§ **What is needed**
Give back the records below exactly, every one, with no pictures.

+--

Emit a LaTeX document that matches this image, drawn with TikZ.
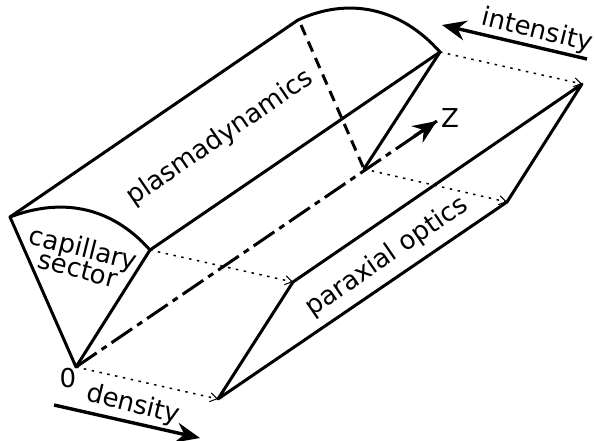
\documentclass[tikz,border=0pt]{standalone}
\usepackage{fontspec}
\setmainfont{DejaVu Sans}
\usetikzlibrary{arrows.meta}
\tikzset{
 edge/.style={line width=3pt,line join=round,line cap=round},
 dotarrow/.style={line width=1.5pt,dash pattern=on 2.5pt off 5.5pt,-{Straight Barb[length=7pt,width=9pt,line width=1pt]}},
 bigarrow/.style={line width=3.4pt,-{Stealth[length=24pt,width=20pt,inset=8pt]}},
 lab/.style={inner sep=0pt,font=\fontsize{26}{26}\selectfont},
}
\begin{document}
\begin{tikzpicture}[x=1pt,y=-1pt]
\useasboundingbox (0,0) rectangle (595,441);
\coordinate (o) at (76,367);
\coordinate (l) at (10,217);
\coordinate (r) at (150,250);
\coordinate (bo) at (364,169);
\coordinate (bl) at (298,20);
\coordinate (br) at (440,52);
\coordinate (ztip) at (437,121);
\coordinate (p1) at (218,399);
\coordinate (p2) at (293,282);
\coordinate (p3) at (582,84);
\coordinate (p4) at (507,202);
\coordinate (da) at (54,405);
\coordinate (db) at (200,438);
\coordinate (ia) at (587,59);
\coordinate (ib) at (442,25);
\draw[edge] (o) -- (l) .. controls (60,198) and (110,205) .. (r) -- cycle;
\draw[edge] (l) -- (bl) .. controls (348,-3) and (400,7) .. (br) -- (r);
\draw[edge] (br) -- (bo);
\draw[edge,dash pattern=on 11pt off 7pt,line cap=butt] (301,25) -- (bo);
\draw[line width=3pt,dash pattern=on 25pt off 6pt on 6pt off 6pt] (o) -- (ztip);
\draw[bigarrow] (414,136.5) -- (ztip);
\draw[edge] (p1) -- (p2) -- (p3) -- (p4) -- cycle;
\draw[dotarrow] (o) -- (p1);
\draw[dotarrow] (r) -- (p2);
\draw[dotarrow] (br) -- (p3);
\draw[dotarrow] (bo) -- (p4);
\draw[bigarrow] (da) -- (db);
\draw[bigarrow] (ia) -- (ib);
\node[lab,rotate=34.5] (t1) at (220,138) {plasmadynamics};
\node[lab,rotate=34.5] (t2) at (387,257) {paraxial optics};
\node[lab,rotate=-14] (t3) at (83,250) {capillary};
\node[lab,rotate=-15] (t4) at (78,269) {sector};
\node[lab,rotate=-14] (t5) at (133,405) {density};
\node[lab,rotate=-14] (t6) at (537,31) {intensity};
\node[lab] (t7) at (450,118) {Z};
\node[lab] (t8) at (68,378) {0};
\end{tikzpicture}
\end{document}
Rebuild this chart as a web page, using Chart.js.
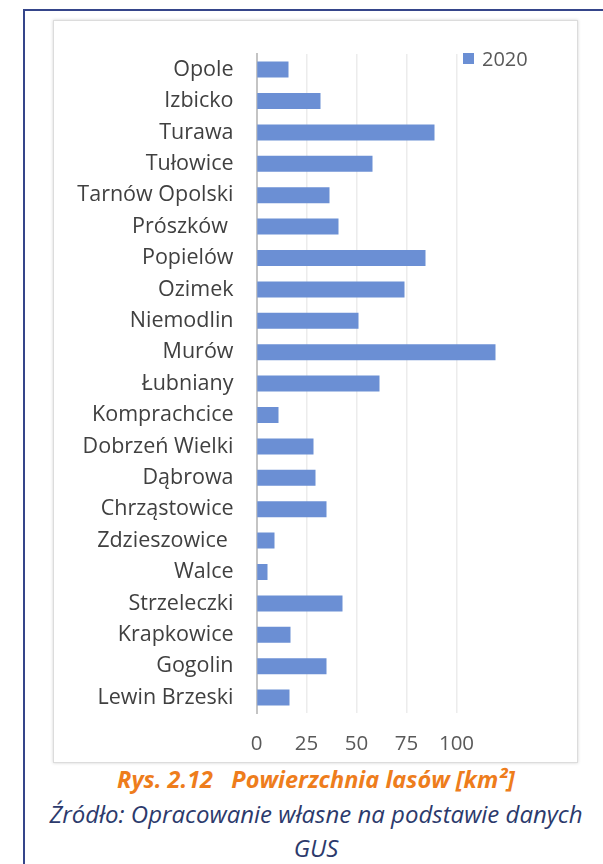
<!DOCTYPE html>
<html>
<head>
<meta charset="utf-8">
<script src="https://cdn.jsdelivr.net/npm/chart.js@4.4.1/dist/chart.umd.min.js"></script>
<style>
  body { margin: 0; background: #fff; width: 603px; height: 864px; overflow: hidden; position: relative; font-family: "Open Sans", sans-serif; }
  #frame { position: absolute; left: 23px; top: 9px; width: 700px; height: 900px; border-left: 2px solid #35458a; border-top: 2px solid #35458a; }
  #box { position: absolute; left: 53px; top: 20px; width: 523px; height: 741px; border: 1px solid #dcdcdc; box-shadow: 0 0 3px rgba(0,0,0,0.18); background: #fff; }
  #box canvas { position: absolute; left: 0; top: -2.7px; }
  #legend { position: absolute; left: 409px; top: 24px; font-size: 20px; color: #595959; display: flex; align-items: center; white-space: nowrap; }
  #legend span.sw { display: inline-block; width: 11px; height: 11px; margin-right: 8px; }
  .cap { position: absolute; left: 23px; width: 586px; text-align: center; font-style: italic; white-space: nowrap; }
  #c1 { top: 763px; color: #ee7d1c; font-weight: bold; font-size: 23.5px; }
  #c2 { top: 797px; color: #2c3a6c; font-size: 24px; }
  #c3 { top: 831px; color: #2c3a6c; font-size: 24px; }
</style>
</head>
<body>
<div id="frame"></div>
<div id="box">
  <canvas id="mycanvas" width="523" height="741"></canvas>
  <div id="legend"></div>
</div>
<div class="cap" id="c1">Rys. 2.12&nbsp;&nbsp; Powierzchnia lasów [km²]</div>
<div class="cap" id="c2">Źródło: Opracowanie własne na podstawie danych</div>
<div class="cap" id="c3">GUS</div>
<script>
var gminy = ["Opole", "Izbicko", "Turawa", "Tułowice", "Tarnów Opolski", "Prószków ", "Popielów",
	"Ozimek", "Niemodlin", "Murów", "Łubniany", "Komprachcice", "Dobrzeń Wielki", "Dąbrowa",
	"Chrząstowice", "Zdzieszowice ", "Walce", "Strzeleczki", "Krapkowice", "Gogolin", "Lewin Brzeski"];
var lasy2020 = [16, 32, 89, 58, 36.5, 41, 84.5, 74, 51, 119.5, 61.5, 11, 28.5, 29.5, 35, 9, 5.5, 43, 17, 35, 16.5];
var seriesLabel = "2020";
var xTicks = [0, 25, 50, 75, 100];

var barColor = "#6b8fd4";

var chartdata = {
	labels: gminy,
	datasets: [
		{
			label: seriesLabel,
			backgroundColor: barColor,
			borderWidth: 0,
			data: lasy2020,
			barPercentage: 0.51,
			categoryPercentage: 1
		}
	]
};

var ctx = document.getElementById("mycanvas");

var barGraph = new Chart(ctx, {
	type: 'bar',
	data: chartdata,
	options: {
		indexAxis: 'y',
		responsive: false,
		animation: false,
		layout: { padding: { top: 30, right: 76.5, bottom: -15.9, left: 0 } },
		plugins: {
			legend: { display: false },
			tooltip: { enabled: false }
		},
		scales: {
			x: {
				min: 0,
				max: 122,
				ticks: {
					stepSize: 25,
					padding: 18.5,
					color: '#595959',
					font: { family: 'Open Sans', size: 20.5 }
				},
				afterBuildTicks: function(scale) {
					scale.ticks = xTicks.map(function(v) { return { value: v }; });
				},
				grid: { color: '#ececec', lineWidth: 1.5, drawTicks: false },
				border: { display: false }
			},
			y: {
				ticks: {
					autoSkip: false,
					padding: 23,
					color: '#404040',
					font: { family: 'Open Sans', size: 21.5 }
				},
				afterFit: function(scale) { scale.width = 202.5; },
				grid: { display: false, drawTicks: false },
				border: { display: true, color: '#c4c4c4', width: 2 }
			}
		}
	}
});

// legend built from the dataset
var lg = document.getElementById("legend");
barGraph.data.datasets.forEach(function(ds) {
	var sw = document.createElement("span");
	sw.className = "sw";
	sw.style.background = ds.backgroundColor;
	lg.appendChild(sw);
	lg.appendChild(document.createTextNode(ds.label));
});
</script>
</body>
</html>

+--

§ **Written solution**
Emit a LaTeX document that matches this image, drawn with TikZ.
\documentclass[tikz,border=0pt]{standalone}
\usepackage{fontspec}
\setmainfont{DejaVu Sans}
\usetikzlibrary{arrows.meta}
\tikzset{
 edge/.style={line width=3pt,line join=round,line cap=round},
 dotarrow/.style={line width=1.5pt,dash pattern=on 2.5pt off 5.5pt,-{Straight Barb[length=7pt,width=9pt,line width=1pt]}},
 bigarrow/.style={line width=3.4pt,-{Stealth[length=24pt,width=20pt,inset=8pt]}},
 lab/.style={inner sep=0pt,font=\fontsize{26}{26}\selectfont},
}
\begin{document}
\begin{tikzpicture}[x=1pt,y=-1pt]
\useasboundingbox (0,0) rectangle (595,441);
\coordinate (o) at (76,367);
\coordinate (l) at (10,217);
\coordinate (r) at (150,250);
\coordinate (bo) at (364,169);
\coordinate (bl) at (298,20);
\coordinate (br) at (440,52);
\coordinate (ztip) at (437,121);
\coordinate (p1) at (218,399);
\coordinate (p2) at (293,282);
\coordinate (p3) at (582,84);
\coordinate (p4) at (507,202);
\coordinate (da) at (54,405);
\coordinate (db) at (200,438);
\coordinate (ia) at (587,59);
\coordinate (ib) at (442,25);
\draw[edge] (o) -- (l) .. controls (60,198) and (110,205) .. (r) -- cycle;
\draw[edge] (l) -- (bl) .. controls (348,-3) and (400,7) .. (br) -- (r);
\draw[edge] (br) -- (bo);
\draw[edge,dash pattern=on 11pt off 7pt,line cap=butt] (301,25) -- (bo);
\draw[line width=3pt,dash pattern=on 25pt off 6pt on 6pt off 6pt] (o) -- (ztip);
\draw[bigarrow] (414,136.5) -- (ztip);
\draw[edge] (p1) -- (p2) -- (p3) -- (p4) -- cycle;
\draw[dotarrow] (o) -- (p1);
\draw[dotarrow] (r) -- (p2);
\draw[dotarrow] (br) -- (p3);
\draw[dotarrow] (bo) -- (p4);
\draw[bigarrow] (da) -- (db);
\draw[bigarrow] (ia) -- (ib);
\node[lab,rotate=34.5] (t1) at (220,138) {plasmadynamics};
\node[lab,rotate=34.5] (t2) at (387,257) {paraxial optics};
\node[lab,rotate=-14] (t3) at (83,250) {capillary};
\node[lab,rotate=-15] (t4) at (78,269) {sector};
\node[lab,rotate=-14] (t5) at (133,405) {density};
\node[lab,rotate=-14] (t6) at (537,31) {intensity};
\node[lab] (t7) at (450,118) {Z};
\node[lab] (t8) at (68,378) {0};
\end{tikzpicture}
\end{document}
Rebuild this chart as a web page, using Chart.js.
<!DOCTYPE html>
<html>
<head>
<meta charset="utf-8">
<script src="https://cdn.jsdelivr.net/npm/chart.js@4.4.1/dist/chart.umd.min.js"></script>
<style>
  body { margin: 0; background: #fff; width: 603px; height: 864px; overflow: hidden; position: relative; font-family: "Open Sans", sans-serif; }
  #frame { position: absolute; left: 23px; top: 9px; width: 700px; height: 900px; border-left: 2px solid #35458a; border-top: 2px solid #35458a; }
  #box { position: absolute; left: 53px; top: 20px; width: 523px; height: 741px; border: 1px solid #dcdcdc; box-shadow: 0 0 3px rgba(0,0,0,0.18); background: #fff; }
  #box canvas { position: absolute; left: 0; top: -2.7px; }
  #legend { position: absolute; left: 409px; top: 24px; font-size: 20px; color: #595959; display: flex; align-items: center; white-space: nowrap; }
  #legend span.sw { display: inline-block; width: 11px; height: 11px; margin-right: 8px; }
  .cap { position: absolute; left: 23px; width: 586px; text-align: center; font-style: italic; white-space: nowrap; }
  #c1 { top: 763px; color: #ee7d1c; font-weight: bold; font-size: 23.5px; }
  #c2 { top: 797px; color: #2c3a6c; font-size: 24px; }
  #c3 { top: 831px; color: #2c3a6c; font-size: 24px; }
</style>
</head>
<body>
<div id="frame"></div>
<div id="box">
  <canvas id="mycanvas" width="523" height="741"></canvas>
  <div id="legend"></div>
</div>
<div class="cap" id="c1">Rys. 2.12&nbsp;&nbsp; Powierzchnia lasów [km²]</div>
<div class="cap" id="c2">Źródło: Opracowanie własne na podstawie danych</div>
<div class="cap" id="c3">GUS</div>
<script>
var gminy = ["Opole", "Izbicko", "Turawa", "Tułowice", "Tarnów Opolski", "Prószków ", "Popielów",
	"Ozimek", "Niemodlin", "Murów", "Łubniany", "Komprachcice", "Dobrzeń Wielki", "Dąbrowa",
	"Chrząstowice", "Zdzieszowice ", "Walce", "Strzeleczki", "Krapkowice", "Gogolin", "Lewin Brzeski"];
var lasy2020 = [16, 32, 89, 58, 36.5, 41, 84.5, 74, 51, 119.5, 61.5, 11, 28.5, 29.5, 35, 9, 5.5, 43, 17, 35, 16.5];
var seriesLabel = "2020";
var xTicks = [0, 25, 50, 75, 100];

var barColor = "#6b8fd4";

var chartdata = {
	labels: gminy,
	datasets: [
		{
			label: seriesLabel,
			backgroundColor: barColor,
			borderWidth: 0,
			data: lasy2020,
			barPercentage: 0.51,
			categoryPercentage: 1
		}
	]
};

var ctx = document.getElementById("mycanvas");

var barGraph = new Chart(ctx, {
	type: 'bar',
	data: chartdata,
	options: {
		indexAxis: 'y',
		responsive: false,
		animation: false,
		layout: { padding: { top: 30, right: 76.5, bottom: -15.9, left: 0 } },
		plugins: {
			legend: { display: false },
			tooltip: { enabled: false }
		},
		scales: {
			x: {
				min: 0,
				max: 122,
				ticks: {
					stepSize: 25,
					padding: 18.5,
					color: '#595959',
					font: { family: 'Open Sans', size: 20.5 }
				},
				afterBuildTicks: function(scale) {
					scale.ticks = xTicks.map(function(v) { return { value: v }; });
				},
				grid: { color: '#ececec', lineWidth: 1.5, drawTicks: false },
				border: { display: false }
			},
			y: {
				ticks: {
					autoSkip: false,
					padding: 23,
					color: '#404040',
					font: { family: 'Open Sans', size: 21.5 }
				},
				afterFit: function(scale) { scale.width = 202.5; },
				grid: { display: false, drawTicks: false },
				border: { display: true, color: '#c4c4c4', width: 2 }
			}
		}
	}
});

// legend built from the dataset
var lg = document.getElementById("legend");
barGraph.data.datasets.forEach(function(ds) {
	var sw = document.createElement("span");
	sw.className = "sw";
	sw.style.background = ds.backgroundColor;
	lg.appendChild(sw);
	lg.appendChild(document.createTextNode(ds.label));
});
</script>
</body>
</html>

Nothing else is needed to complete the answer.